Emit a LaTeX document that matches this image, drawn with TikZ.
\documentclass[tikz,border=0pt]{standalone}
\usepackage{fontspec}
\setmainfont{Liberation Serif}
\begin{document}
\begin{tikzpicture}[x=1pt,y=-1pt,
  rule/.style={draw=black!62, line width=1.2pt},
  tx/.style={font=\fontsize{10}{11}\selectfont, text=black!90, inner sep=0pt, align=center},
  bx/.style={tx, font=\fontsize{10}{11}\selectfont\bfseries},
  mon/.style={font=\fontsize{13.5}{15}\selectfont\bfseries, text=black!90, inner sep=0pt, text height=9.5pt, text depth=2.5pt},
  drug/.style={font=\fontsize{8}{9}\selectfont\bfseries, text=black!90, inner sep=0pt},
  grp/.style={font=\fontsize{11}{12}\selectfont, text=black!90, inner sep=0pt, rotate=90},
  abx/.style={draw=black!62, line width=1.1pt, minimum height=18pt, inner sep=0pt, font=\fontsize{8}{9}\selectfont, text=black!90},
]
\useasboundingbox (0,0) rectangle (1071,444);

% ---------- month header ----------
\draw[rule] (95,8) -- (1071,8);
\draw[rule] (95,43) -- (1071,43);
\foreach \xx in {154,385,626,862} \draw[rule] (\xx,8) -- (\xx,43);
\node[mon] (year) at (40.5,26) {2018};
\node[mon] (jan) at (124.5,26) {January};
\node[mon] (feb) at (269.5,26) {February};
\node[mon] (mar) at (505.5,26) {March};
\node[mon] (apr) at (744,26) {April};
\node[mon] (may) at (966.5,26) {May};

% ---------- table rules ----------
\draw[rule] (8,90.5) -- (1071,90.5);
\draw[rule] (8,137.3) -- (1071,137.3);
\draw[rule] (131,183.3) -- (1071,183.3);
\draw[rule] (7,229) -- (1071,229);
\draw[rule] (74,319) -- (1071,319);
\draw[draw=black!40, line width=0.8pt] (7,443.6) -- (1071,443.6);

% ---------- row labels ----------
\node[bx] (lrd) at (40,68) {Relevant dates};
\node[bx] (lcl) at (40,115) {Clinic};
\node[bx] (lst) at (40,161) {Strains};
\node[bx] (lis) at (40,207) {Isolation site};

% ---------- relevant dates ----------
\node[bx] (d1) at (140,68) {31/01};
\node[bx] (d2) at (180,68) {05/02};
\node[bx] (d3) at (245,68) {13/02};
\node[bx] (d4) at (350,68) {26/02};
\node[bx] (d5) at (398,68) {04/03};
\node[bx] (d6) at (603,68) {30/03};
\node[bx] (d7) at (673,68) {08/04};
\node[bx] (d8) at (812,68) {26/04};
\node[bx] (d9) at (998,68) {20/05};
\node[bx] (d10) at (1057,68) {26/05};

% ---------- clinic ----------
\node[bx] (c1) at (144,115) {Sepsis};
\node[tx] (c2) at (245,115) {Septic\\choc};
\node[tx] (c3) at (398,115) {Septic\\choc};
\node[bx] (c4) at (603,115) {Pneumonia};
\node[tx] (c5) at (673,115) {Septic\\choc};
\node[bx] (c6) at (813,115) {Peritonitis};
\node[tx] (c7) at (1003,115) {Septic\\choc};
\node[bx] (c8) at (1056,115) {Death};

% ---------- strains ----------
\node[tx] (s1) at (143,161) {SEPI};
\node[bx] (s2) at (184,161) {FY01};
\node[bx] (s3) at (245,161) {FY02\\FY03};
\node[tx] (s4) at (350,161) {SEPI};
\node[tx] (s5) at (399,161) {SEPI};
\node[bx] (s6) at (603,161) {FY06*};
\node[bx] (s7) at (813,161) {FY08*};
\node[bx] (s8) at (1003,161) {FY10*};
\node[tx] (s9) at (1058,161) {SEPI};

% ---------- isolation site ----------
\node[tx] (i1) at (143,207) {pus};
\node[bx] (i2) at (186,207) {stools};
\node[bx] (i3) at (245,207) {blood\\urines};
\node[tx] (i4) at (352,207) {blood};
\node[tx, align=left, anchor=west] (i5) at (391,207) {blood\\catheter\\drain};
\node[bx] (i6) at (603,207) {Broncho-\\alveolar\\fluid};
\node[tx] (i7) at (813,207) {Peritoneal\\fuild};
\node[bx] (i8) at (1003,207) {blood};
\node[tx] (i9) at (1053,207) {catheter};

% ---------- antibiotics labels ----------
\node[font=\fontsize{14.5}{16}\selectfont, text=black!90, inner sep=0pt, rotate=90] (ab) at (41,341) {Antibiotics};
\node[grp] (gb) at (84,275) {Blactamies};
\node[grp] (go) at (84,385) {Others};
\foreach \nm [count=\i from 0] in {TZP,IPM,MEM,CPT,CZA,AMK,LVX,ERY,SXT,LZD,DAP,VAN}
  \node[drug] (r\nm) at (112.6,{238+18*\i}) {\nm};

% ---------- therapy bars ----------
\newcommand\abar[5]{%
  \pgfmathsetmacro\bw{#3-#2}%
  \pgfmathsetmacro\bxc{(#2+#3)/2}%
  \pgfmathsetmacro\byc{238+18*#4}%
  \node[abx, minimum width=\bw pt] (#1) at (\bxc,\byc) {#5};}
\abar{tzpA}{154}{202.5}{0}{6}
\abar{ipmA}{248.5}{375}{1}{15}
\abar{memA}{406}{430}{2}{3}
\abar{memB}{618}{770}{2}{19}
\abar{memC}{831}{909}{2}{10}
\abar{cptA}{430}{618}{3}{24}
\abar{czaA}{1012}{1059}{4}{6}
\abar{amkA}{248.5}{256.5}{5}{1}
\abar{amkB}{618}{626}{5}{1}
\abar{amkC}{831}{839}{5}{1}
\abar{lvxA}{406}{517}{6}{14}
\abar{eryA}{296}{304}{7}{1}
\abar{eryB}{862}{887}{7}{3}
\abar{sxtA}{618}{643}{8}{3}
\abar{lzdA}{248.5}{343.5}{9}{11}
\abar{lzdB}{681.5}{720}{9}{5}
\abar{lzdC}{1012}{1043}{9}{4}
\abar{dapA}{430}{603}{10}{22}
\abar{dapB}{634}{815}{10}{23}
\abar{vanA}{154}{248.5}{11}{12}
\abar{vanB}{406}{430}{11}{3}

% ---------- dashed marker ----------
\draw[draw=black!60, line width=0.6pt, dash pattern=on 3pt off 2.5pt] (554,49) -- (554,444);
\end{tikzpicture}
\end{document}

################

TASK TO COMPLETE
Extract the first line above and each line after it up to and including the one with "(lis) at (40,207)", please, exactly and with nothing else.

THE OUTPUT
Emit a LaTeX document that matches this image, drawn with TikZ.
\documentclass[tikz,border=0pt]{standalone}
\usepackage{fontspec}
\setmainfont{Liberation Serif}
\begin{document}
\begin{tikzpicture}[x=1pt,y=-1pt,
  rule/.style={draw=black!62, line width=1.2pt},
  tx/.style={font=\fontsize{10}{11}\selectfont, text=black!90, inner sep=0pt, align=center},
  bx/.style={tx, font=\fontsize{10}{11}\selectfont\bfseries},
  mon/.style={font=\fontsize{13.5}{15}\selectfont\bfseries, text=black!90, inner sep=0pt, text height=9.5pt, text depth=2.5pt},
  drug/.style={font=\fontsize{8}{9}\selectfont\bfseries, text=black!90, inner sep=0pt},
  grp/.style={font=\fontsize{11}{12}\selectfont, text=black!90, inner sep=0pt, rotate=90},
  abx/.style={draw=black!62, line width=1.1pt, minimum height=18pt, inner sep=0pt, font=\fontsize{8}{9}\selectfont, text=black!90},
]
\useasboundingbox (0,0) rectangle (1071,444);

% ---------- month header ----------
\draw[rule] (95,8) -- (1071,8);
\draw[rule] (95,43) -- (1071,43);
\foreach \xx in {154,385,626,862} \draw[rule] (\xx,8) -- (\xx,43);
\node[mon] (year) at (40.5,26) {2018};
\node[mon] (jan) at (124.5,26) {January};
\node[mon] (feb) at (269.5,26) {February};
\node[mon] (mar) at (505.5,26) {March};
\node[mon] (apr) at (744,26) {April};
\node[mon] (may) at (966.5,26) {May};

% ---------- table rules ----------
\draw[rule] (8,90.5) -- (1071,90.5);
\draw[rule] (8,137.3) -- (1071,137.3);
\draw[rule] (131,183.3) -- (1071,183.3);
\draw[rule] (7,229) -- (1071,229);
\draw[rule] (74,319) -- (1071,319);
\draw[draw=black!40, line width=0.8pt] (7,443.6) -- (1071,443.6);

% ---------- row labels ----------
\node[bx] (lrd) at (40,68) {Relevant dates};
\node[bx] (lcl) at (40,115) {Clinic};
\node[bx] (lst) at (40,161) {Strains};
\node[bx] (lis) at (40,207) {Isolation site};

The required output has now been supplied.